Yes, I’m one weird ones that puts peanut butter on everything: toast in the morning, apples in the afternoon, spoonfuls out of the jar at night. It’s mostly an American staple, like Marmite is to the English. But I knew little of how it became an american staple, until reading a history of it in The New Yorker.
Peanut butter, the everyman staple, which contains neither butter nor nuts (peanuts are legumes), originated as a health food of the upper classes. First created for sanitariums like John Harvey Kellogg’s Western Health Reform Institute, it satisfied the need for a protein-rich food that did not have to be chewed. Wealthy guests at those institutions popularized it among the well-heeled. But there were economic pressures to expand peanut-butter consumption more democratically. Once the boll weevil devastated cotton cultivation at the turn of the century, Southern farmers were encouraged by George Washington Carver and others to adopt the peanut as a replacement crop. A burgeoning market for peanut butter substantially increased demand for their harvests. While both Kellogg and Carver have been touted as “the father of peanut butter,” Krampner makes a case for George Bayle, a St. Louis businessman who, in 1894, became the first to produce and sell it as a snack food. Peanut butter was featured in the 1904 World’s Fair in St. Louis and soon thereafter Beech-Nut and Heinz introduced it nationally. By 1907, thirty-four million pounds of peanut butter were produced, up from two million in 1899.

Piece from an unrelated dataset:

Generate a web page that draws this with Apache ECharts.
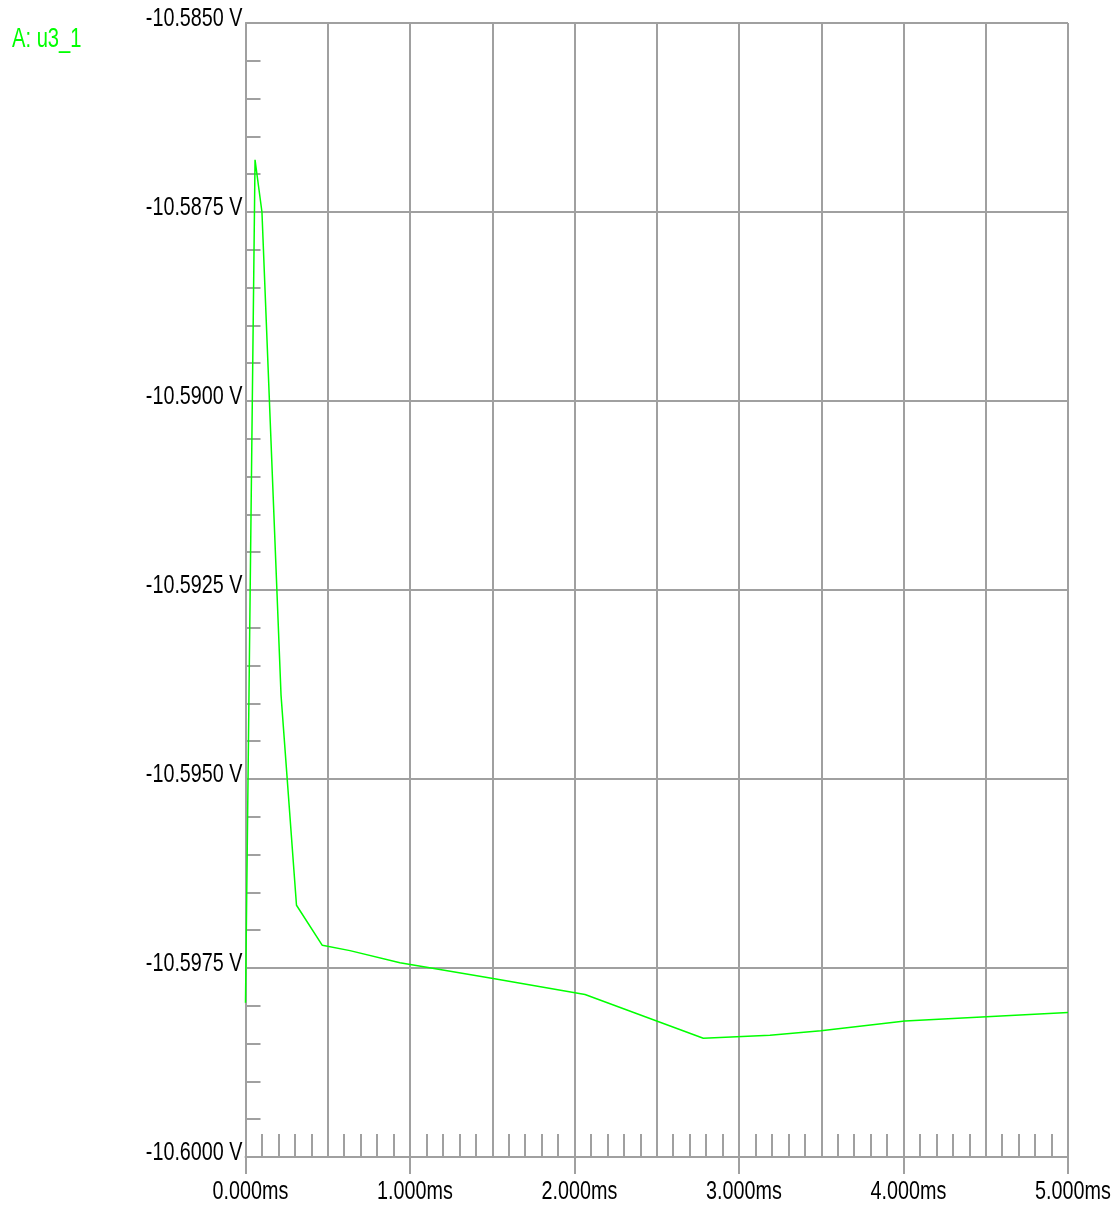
<!DOCTYPE html>
<html>
<head>
<meta charset="utf-8">
<script src="https://cdn.jsdelivr.net/npm/echarts@6/dist/echarts.min.js"></script>
<style>
html,body{margin:0;padding:0;background:#fff;}
#chart{width:1120px;height:1211px;}
</style>
</head>
<body>
<div id="chart"></div>
<script>
// Time in ms, voltage in V
const seriesName = 'A: u3_1';
const timeMs = [0, 0.058, 0.100, 0.216, 0.310, 0.467, 0.635, 0.939, 1.505, 2.064, 2.783, 3.188, 3.498, 4.009, 5.000];
const voltage = [-10.59796, -10.58681, -10.58750, -10.59389, -10.59667, -10.59720, -10.59727, -10.59743, -10.59764, -10.59785, -10.59843, -10.59839, -10.59833, -10.59820, -10.59809];
const xLabelTicks = [0, 1, 2, 3, 4, 5];
const yTicks = [-10.6000, -10.5975, -10.5950, -10.5925, -10.5900, -10.5875, -10.5850];

const data = timeMs.map((t, i) => [t, voltage[i]]);
const gridColor = '#a0a0a0';
const font = 'Liberation Sans, Arial, sans-serif';
const labelFont = '26px ' + font;
const squeeze = 0.76;

const chart = echarts.init(document.getElementById('chart'), null, {renderer: 'canvas'});
chart.setOption({
  animation: false,
  backgroundColor: '#ffffff',
  grid: {left: 245.5, right: 52, top: 23, bottom: 54, containLabel: false},
  xAxis: [{
    type: 'value', min: xLabelTicks[0], max: xLabelTicks[xLabelTicks.length - 1], interval: 1,
    position: 'bottom',
    axisLine: {show: true, lineStyle: {color: gridColor, width: 2}},
    axisTick: {show: true, inside: false, length: 17, lineStyle: {color: gridColor, width: 2}},
    axisLabel: {show: false},
    splitLine: {show: false}
  }, {
    type: 'value', min: 0, max: 5, interval: 0.5,
    position: 'bottom',
    axisLine: {show: false},
    axisTick: {show: true, inside: true, length: 23, lineStyle: {color: gridColor, width: 2}},
    minorTick: {show: true, splitNumber: 5, length: 23, lineStyle: {color: gridColor, width: 2}},
    axisLabel: {show: false},
    splitLine: {show: true, lineStyle: {color: gridColor, width: 2}}
  }],
  yAxis: {
    type: 'value', min: yTicks[0], max: yTicks[yTicks.length - 1], interval: 0.0025,
    axisLine: {show: true, lineStyle: {color: gridColor, width: 2}},
    axisTick: {show: true, inside: true, length: 15, lineStyle: {color: gridColor, width: 2}},
    minorTick: {show: true, splitNumber: 5, length: 15, lineStyle: {color: gridColor, width: 2}},
    axisLabel: {show: false},
    splitLine: {show: true, lineStyle: {color: gridColor, width: 2}}
  },
  series: [{
    name: seriesName,
    type: 'line',
    xAxisIndex: 0,
    data: data,
    showSymbol: false,
    symbol: 'none',
    lineStyle: {color: '#00ff00', width: 1.5},
    z: 10
  }]
});

// Tick labels placed through the axes' own scales (condensed text like the original)
const graphics = [];
yTicks.forEach(v => {
  const p = chart.convertToPixel({xAxisIndex: 0, yAxisIndex: 0}, [0, v]);
  graphics.push({
    type: 'text', x: p[0] - 3, y: p[1] - 4, scaleX: squeeze, silent: true,
    style: {text: v.toFixed(4) + ' V', font: labelFont, fill: '#000',
      align: 'right', verticalAlign: 'middle', textAlign: 'right', textVerticalAlign: 'middle'}
  });
});
xLabelTicks.forEach(v => {
  const p = chart.convertToPixel({xAxisIndex: 0, yAxisIndex: 0}, [v, yTicks[0]]);
  graphics.push({
    type: 'text', x: p[0] + 5, y: p[1] + 35, scaleX: squeeze, silent: true,
    style: {text: v.toFixed(3) + 'ms', font: labelFont, fill: '#000',
      align: 'center', verticalAlign: 'middle', textAlign: 'center', textVerticalAlign: 'middle'}
  });
});
graphics.push({
  type: 'text', x: 12, y: 39, scaleX: 0.72, silent: true,
  style: {text: seriesName, font: '28px ' + font, fill: '#00ff00',
    align: 'left', verticalAlign: 'middle', textAlign: 'left', textVerticalAlign: 'middle'}
});
chart.setOption({graphic: graphics});
</script>
</body>
</html>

Even then, peanut butter, which did not travel well, was mostly produced for regional markets. It was the development of hydrogenation in the nineteen-twenties that led directly to the industrialization of peanut-butter production, the rise of the Big Three national brands, and the arrival of peanut butter in America’s lunch boxes. (In raising the melting point of peanut butter so that it is solid at room temperature, hydrogenation stops the separation of peanut oil and solids in the container and extends the product’s shelf life.) By 1937—the year before the young William Buckley was shipped across the pond—it had become so common that The New Yorker published its first peanut-butter cartoon. Hydrogenated peanut butter outsold natural for the first time in 1942. Today more than eighty per cent of the market is hydrogenated.
The only way to go is Adams Peanut Butter (oddly owned by Smuckers but so much better than anything Smuckers produces, which includes Jif) on the west coast and Teddie Peanut Butter in New England. Peanuts and salt. That’s all that should be in your peanut butter.